Project hosting services

Through the last decade, several popular project hosting sites appeared: Sourceforge, Google code, Launchpad, Bitbucket, and GitHub. Today, the latter two stand out as the most successful, and we therefore concentrate on them in this quick intro. Both services have excellent introductions available at their web sites, but the recipes below are much shorter and aim at getting you started as quickly as possible by concentrating on the most important need-to-know steps.

After the recipes on how to be up and going with project hosting services, there is an introduction to Git. One can find a lot of Git tutorials on the web so you might ask why yet another one. Traditionally, Git introductions have been quite technical, aimed at professional programmers. The material on Git in this document grew out my need to provide students in course with minimal information on how they can archive and hand in all their computer-based course work in Git. The coming text therefore gets you up and going very fast. More advanced features of Git (branching, stashing, forking, merging), which enhances the reliability of your work, are introduced subsequently, but are not required for beginners. Thereafter, your Git background should be firm enough to easily access the many references I provide to material on the web.

Repositories and local copies

The mentioned services host all your files in a specific project in what is known as a repository, or repo for short. When a copy of the files are wanted on a certain computer, one clones the repository on that computer. This creates a local copy of the files. Now files can be edited, new ones can be added, and files can be deleted. These changes are then brought back to the repository. If users at different computers synchronize their files frequently with the repository, most modern version control systems will be able to merge changes in files that have been edited simultaneously on different computers. This is perhaps one of the most useful features of project hosting services. However, the merge functionality clearly works best for pure text files and less well for binary files, such as PDF files, MS Word or Excel documents, and OpenOffice documents.

What to choose?

It might seem challenging to pick the project hosting service and the version control system that are right for you. Below is some very personal advice.

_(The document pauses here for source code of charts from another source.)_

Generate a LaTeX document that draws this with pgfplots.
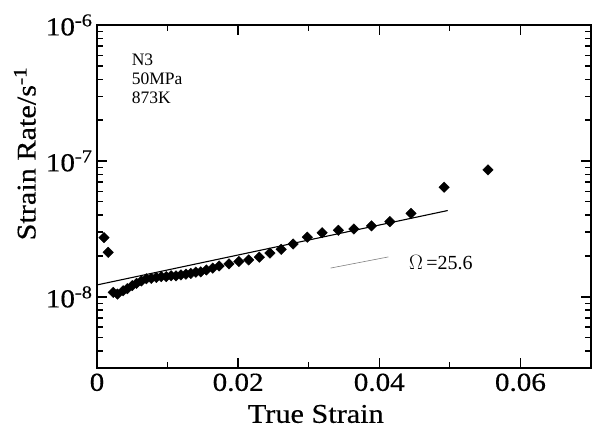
\documentclass[border=0pt]{standalone}
\usepackage{pgfplots}
\pgfplotsset{compat=1.18}
\usepackage{fontspec}
\setmainfont{Liberation Serif}
\newfontfamily\widefont{Liberation Serif}[FakeStretch=1.12,FakeBold=0.4]
\begin{document}
\begin{tikzpicture}
\begin{axis}[
  scale only axis,
  width=494pt, height=343pt,
  xmin=0, xmax=0.07,
  ymode=log, ymin=3e-9, ymax=1e-6,
  axis line style={line width=1.3pt},
  tick align=inside,
  major tick style={draw=black, line width=1.5pt},
  minor tick style={draw=black, line width=1.2pt},
  major tick length=10pt, minor tick length=6pt,
  xtick pos=both, ytick pos=both,
  scaled x ticks=false,
  xtick={0,0.02,0.04,0.06},
  xticklabels={0,0.02,0.04,0.06},
  minor xtick={0.01,0.03,0.05,0.07},
  ytick={1e-8,1e-7,1e-6},
  yticklabels={10\textsuperscript{-8},10\textsuperscript{-7},10\textsuperscript{-6}},
  minor ytick={3e-9,4e-9,5e-9,6e-9,7e-9,8e-9,9e-9,2e-8,3e-8,4e-8,5e-8,6e-8,7e-8,8e-8,9e-8,2e-7,3e-7,4e-7,5e-7,6e-7,7e-7,8e-7,9e-7},
  ticklabel style={font=\widefont\fontsize{26}{28}\selectfont},
  xticklabel style={yshift=-2pt},
  yticklabel style={xshift=-1pt},
  xlabel={True Strain},
  ylabel={Strain Rate/s\textsuperscript{-1}},
  label style={font=\widefont\fontsize{27}{29}\selectfont},
  xlabel style={at={(axis description cs:0.443,-0.134)}, anchor=center},
  ylabel style={at={(axis description cs:-0.146,0.625)}, anchor=center},
  clip=false,
]
\addplot[only marks, mark=square*, mark size=3.7pt, mark options={rotate=45, fill=black}] coordinates {
(0.00099,2.73e-8) (0.00159,2.13e-8)
(0.0023,1.08e-8) (0.0029,1.05e-8) (0.0037,1.11e-8) (0.0043,1.15e-8) (0.0050,1.21e-8)
(0.0056,1.26e-8) (0.0063,1.31e-8) (0.0070,1.36e-8) (0.0077,1.37e-8) (0.0084,1.39e-8)
(0.0091,1.41e-8) (0.0098,1.41e-8) (0.0105,1.43e-8) (0.0112,1.43e-8) (0.0119,1.45e-8)
(0.0126,1.47e-8) (0.0133,1.49e-8) (0.0140,1.52e-8) (0.0147,1.53e-8) (0.0155,1.58e-8)
(0.0164,1.63e-8) (0.0173,1.69e-8) (0.0187,1.75e-8) (0.0201,1.82e-8) (0.0215,1.87e-8)
(0.0230,1.96e-8) (0.0245,2.10e-8) (0.0261,2.24e-8) (0.0278,2.45e-8) (0.0298,2.75e-8)
(0.0319,2.97e-8) (0.0342,3.09e-8) (0.0364,3.16e-8) (0.0389,3.33e-8) (0.0415,3.58e-8)
(0.0445,4.12e-8) (0.0492,6.41e-8) (0.0554,8.59e-8)
};
\addplot[black, line width=1.1pt] coordinates {(0,1.225e-8) (0.0497,4.32e-8)};
\addplot[gray, line width=0.6pt] coordinates {(0.0331,1.63e-8) (0.0413,1.97e-8)};
\node[anchor=west, font=\fontsize{20}{22}\selectfont, inner sep=0pt] at (axis cs:0.0442,1.78e-8) {$\Omega$\,=25.6};
\node[anchor=north west, align=left, font=\fontsize{17.5}{19}\selectfont, inner sep=0pt] at (axis cs:0.0049,6.2e-7) {N3\\50MPa\\873K};
\end{axis}
\path (current axis.south west) ++(-97pt,-62pt) rectangle ++(592pt,430pt);
\end{tikzpicture}
\end{document}
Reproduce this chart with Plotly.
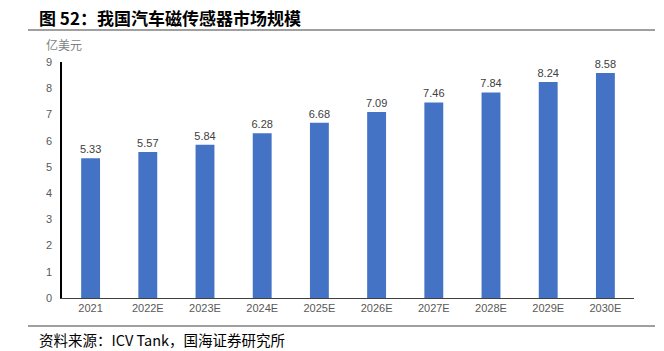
import plotly.graph_objects as go

categories = ["2021", "2022E", "2023E", "2024E", "2025E", "2026E", "2027E", "2028E", "2029E", "2030E"]
values = [5.33, 5.57, 5.84, 6.28, 6.68, 7.09, 7.46, 7.84, 8.24, 8.58]
y_ticks = [0, 1, 2, 3, 4, 5, 6, 7, 8, 9]

title_text = "图 52：我国汽车磁传感器市场规模"
unit_text = "亿美元"
source_text = "资料来源：ICV Tank，国海证券研究所"

fig = go.Figure(go.Bar(
    x=categories, y=values,
    marker=dict(color="#4472C4", line=dict(width=0)),
    text=[f"{v:.2f}" for v in values],
    textposition="outside",
    constraintext="none",
    textfont=dict(family="Liberation Sans, Arial", size=11, color="#404040"),
    cliponaxis=False,
))

fig.update_layout(
    width=664, height=351,
    margin=dict(l=62, r=30, t=62, b=53),
    paper_bgcolor="white", plot_bgcolor="white",
    bargap=0.67,
    showlegend=False,
    xaxis=dict(
        showline=True, linecolor="#404040", linewidth=1,
        tickfont=dict(family="Liberation Sans, Arial", size=11, color="#595959"),
        ticks="", showgrid=False,
    ),
    yaxis=dict(
        range=[0, 9], tickvals=y_ticks,
        showline=True, linecolor="#000000", linewidth=1.5,
        tickfont=dict(family="Liberation Sans, Arial", size=11, color="#595959"),
        ticks="", showgrid=False, zeroline=False,
        ticklabelstandoff=6,
    ),
    font=dict(family="Noto Sans CJK SC"),
    annotations=[
        dict(text="<b>" + title_text + "</b>", x=37, y=17,
             showarrow=False, font=dict(family="Noto Sans CJK SC", size=17, color="#000000"),
             xanchor="left", yanchor="middle"),
        dict(text=unit_text, x=44, y=45, showarrow=False,
             font=dict(family="Noto Sans CJK SC", size=12, color="#7f7f7f"),
             xanchor="left", yanchor="middle"),
        dict(text=source_text, x=37, y=339, showarrow=False,
             font=dict(family="Noto Sans CJK SC", size=14.5, color="#000000"),
             xanchor="left", yanchor="middle"),
    ],
)

# convert pixel positions for annotations to paper coords
pw = 664 - 62 - 30
ph = 351 - 62 - 53
new_ann = []
for a in fig.layout.annotations:
    a = a.to_plotly_json()
    a["xref"] = "paper"; a["yref"] = "paper"
    a["x"] = (a["x"] - 62) / pw
    a["y"] = 1 - (a["y"] - 62) / ph
    new_ann.append(a)
fig.layout.annotations = new_ann

fig.update_layout(shapes=[
    dict(type="line", xref="paper", yref="paper",
         x0=(28 - 62) / pw, x1=(655 - 62) / pw,
         y0=1 - (30 - 62) / ph, y1=1 - (30 - 62) / ph,
         line=dict(color="#808080", width=1.5)),
    dict(type="line", xref="paper", yref="paper",
         x0=(28 - 62) / pw, x1=(655 - 62) / pw,
         y0=1 - (326 - 62) / ph, y1=1 - (326 - 62) / ph,
         line=dict(color="#404040", width=1)),
])

fig.write_html("out.html")
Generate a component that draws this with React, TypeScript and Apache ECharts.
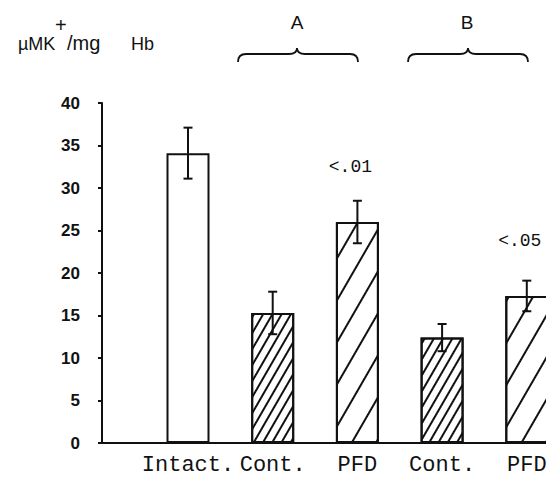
import React, { useEffect, useRef } from "react";
import * as echarts from "echarts";

// ---- data ----
const categories = ["Intact.", "Cont.", "PFD", "Cont.", "PFD"];
const means = [34.1, 15.3, 26.0, 12.4, 17.3];
const errors = [3.0, 2.5, 2.5, 1.6, 1.8];
const fillKinds = ["open", "dense", "sparse", "dense", "sparse"];
const pLabels = ["", "", "<.01", "", "<.05"];
const groupLabels = ["A", "B"];
const yMin = 0;
const yMax = 40;
const yStep = 5;

const INK = "#111";

echarts.graphic.registerShape(
  "braceA",
  echarts.graphic.extendPath(
    "M238,62 Q238,54 246,54 L289,54 Q297,54 297,48 Q297,54 305,54 L350,54 Q358,54 358,62",
    {}
  )
);
echarts.graphic.registerShape(
  "braceB",
  echarts.graphic.extendPath(
    "M408,62 Q408,54 416,54 L460,54 Q468,54 468,48 Q468,54 476,54 L520,54 Q528,54 528,62",
    {}
  )
);

function decalFor(kind: string): any {
  if (kind === "dense") {
    return {
      symbol: "rect",
      symbolSize: 1,
      symbolKeepAspect: false,
      color: INK,
      backgroundColor: "#fff",
      dashArrayX: [1, 0],
      dashArrayY: [1.6, 5.4],
      rotation: -Math.PI / 3,
    };
  }
  if (kind === "sparse") {
    return {
      symbol: "rect",
      symbolSize: 1,
      symbolKeepAspect: false,
      color: INK,
      backgroundColor: "#fff",
      dashArrayX: [1, 0],
      dashArrayY: [1.8, 18.2],
      rotation: -Math.PI / 3,
    };
  }
  return undefined;
}

const titleFont = { fontFamily: "Liberation Sans", fill: INK, textVerticalAlign: "bottom" as const };

export default function App() {
  const ref = useRef<HTMLDivElement>(null);

  useEffect(() => {
    document.body.style.margin = "0";
    const chart = echarts.init(ref.current!, null, { renderer: "svg" });

    const barData = means.map((v, i) => {
      const kind = fillKinds[i];
      const item: any = {
        value: v,
        itemStyle: {
          color: "#fff",
          borderColor: INK,
          borderWidth: 2,
        },
      };
      const d = decalFor(kind);
      if (d) item.itemStyle.decal = d;
      return item;
    });

    const errData = means.map((v, i) => [i, v - errors[i], v + errors[i]]);

    chart.setOption({
      animation: false,
      backgroundColor: "#fff",
      grid: {
        left: 145.65,
        top: 103,
        width: 423.5,
        bottom: 34,
        outerBoundsMode: "none",
        containLabel: false,
      },
      xAxis: {
        type: "category",
        data: categories,
        axisLine: { lineStyle: { color: INK, width: 2 } },
        axisTick: { show: false },
        axisLabel: {
          interval: 0,
          color: INK,
          fontFamily: "Liberation Mono",
          fontSize: 22,
          margin: 11,
          hideOverlap: false,
        },
      },
      yAxis: {
        type: "value",
        min: yMin,
        max: yMax,
        interval: yStep,
        offset: 43.65,
        axisLine: { show: true, lineStyle: { color: INK, width: 2 } },
        axisTick: { show: true, inside: false, length: 4, lineStyle: { color: INK, width: 2 } },
        splitLine: { show: false },
        axisLabel: {
          color: INK,
          fontFamily: "Liberation Sans",
          fontWeight: "bold",
          fontSize: 17,
          margin: 22,
        },
      },
      series: [
        {
          type: "bar",
          data: barData,
          barWidth: 43,
          label: {
            show: true,
            position: "top",
            distance: 46,
            offset: [-7, 0],
            formatter: (p: any) => pLabels[p.dataIndex],
            color: INK,
            fontFamily: "Liberation Mono",
            fontSize: 18,
          },
          z: 2,
        },
        {
          type: "custom",
          data: errData,
          z: 5,
          renderItem: (params: any, api: any) => {
            const idx = api.value(0);
            const lo = api.coord([idx, api.value(1)]);
            const hi = api.coord([idx, api.value(2)]);
            const cap = 4.5;
            const st = { stroke: INK, lineWidth: 2, fill: null };
            return {
              type: "group",
              children: [
                { type: "line", shape: { x1: hi[0], y1: hi[1], x2: lo[0], y2: lo[1] }, style: st },
                { type: "line", shape: { x1: hi[0] - cap, y1: hi[1], x2: hi[0] + cap, y2: hi[1] }, style: st },
                { type: "line", shape: { x1: lo[0] - cap, y1: lo[1], x2: lo[0] + cap, y2: lo[1] }, style: st },
              ],
            };
          },
        },
      ],
      graphic: [
        {
          type: "line",
          shape: { x1: 101, y1: 443, x2: 147, y2: 443 },
          style: { stroke: INK, lineWidth: 2 },
        },
        { type: "text", x: 18, y: 53, style: { ...titleFont, text: "µMK", fontSize: 18 } },
        { type: "text", x: 55, y: 35, style: { ...titleFont, text: "+", fontSize: 20 } },
        { type: "text", x: 67, y: 53, style: { ...titleFont, text: "/mg", fontSize: 20 } },
        { type: "text", x: 131, y: 53, style: { ...titleFont, text: "Hb", fontSize: 18 } },
        {
          type: "text",
          x: 297,
          y: 22,
          style: { text: groupLabels[0], fontFamily: "Liberation Sans", fontSize: 19, fill: INK, textAlign: "center", textVerticalAlign: "middle" },
        },
        {
          type: "text",
          x: 467,
          y: 22,
          style: { text: groupLabels[1], fontFamily: "Liberation Sans", fontSize: 19, fill: INK, textAlign: "center", textVerticalAlign: "middle" },
        },
        { type: "braceA", x: 0, y: 0, style: { stroke: INK, fill: null, lineWidth: 1.8 } },
        { type: "braceB", x: 0, y: 0, style: { stroke: INK, fill: null, lineWidth: 1.8 } },
      ],
    });

    return () => chart.dispose();
  }, []);

  return (
    <div
      ref={ref}
      style={{ position: "fixed", left: 0, top: 0, width: 546, height: 477 }}
    />
  );
}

  • I would recommend Git as the default choice of version control system. It is simply superior in many aspects, but for a beginner the superior merge functionality is most useful.
  • If you need private repos and you are not a student, choose Bitbucket unless you are willing to pay for private repos at GitHub.
  • If you want to make links to your programs in documentation, stay away from Bitbucket as this site embeds the version of the file into its URL (but you can get around this problem with a trick described in the section Linking to Bitbucket files).
  • If a few collaborate on a project and everyone wants to be notified in email about changes in project files, the procedure on Bitbucket is easier to use than the one on GitHub.

For the examples below, assume that you have some directory tree my-project with files that you want to host at Bitbucket or GitHub and bring under version control. The official name of the project is “My Project”.

Installing Git

The installation of Git on various systems is described on the Git website under the Download section. Git involves compiled code so it is most convenient to download a precompiled binary version of the software on Windows, Mac and other Linux computers. On Ubuntu or any Debian-based system the relevant installation command is

Terminal> sudo apt-get install git gitk git-doc

This tutorial explains Git interaction through command-line applications in a terminal window. There are numerous graphical user interfaces to Git. Three examples are git-cola, TortoiseGit, and SourceTree.

Configuring Git

Make a file .gitconfig in your home directory with information on your full name, email address, your favorite text editor, and the name of an “excludes file” which defines the file types that Git should omit when bringing new directories under version control. Here is a simplified version of the author’s .gitconfig file:

[user]
name = Hans Petter Langtangen
email = hpl@simula.no
editor = emacs

[core]
excludesfile = ~/.gitignore

The excludesfile variable is important: it points to a file called .gitignore, which must list, using the Unix Shell Wildcard notation, the type of files that you do not need to have under version control, because they represent garbage or temporary information, or they can easily be regenerated from some other source files. A suggested .gitignore file looks like

# compiled files:
*.o
*.so
*.a
# temporary files:
*.bak
*.swp
*~
.*~
*.old
tmp*
.tmp*
temp*
.#*
\#*
# tex files:
*.log
*.dvi
*.aux
*.blg
*.idx
*.nav
*.out
*.toc
*.snm
*.vrb
*.bbl
*.ilg
*.ind
*.loe
# eclipse files:
*.cproject
*.project
# misc:
.DS_Store

Carefully judge what files to bring under version control

You should be critical to what kind of files you really need a full history of. For example, you do not want to populate the repository with big graphics files of the type that can easily be regenerated by some program. The suggested .gitignore file above lists typical files that are not needed (usually because they are automatically generated by some program).

In addition to a default .gitignore file in your home directory, it may be wise to have a .gitignore file tailored your repo in the root directory of the repo.

Large data files, even when you want to version them, fill up your repo and should be taken care of through the special service Git Large File Storage.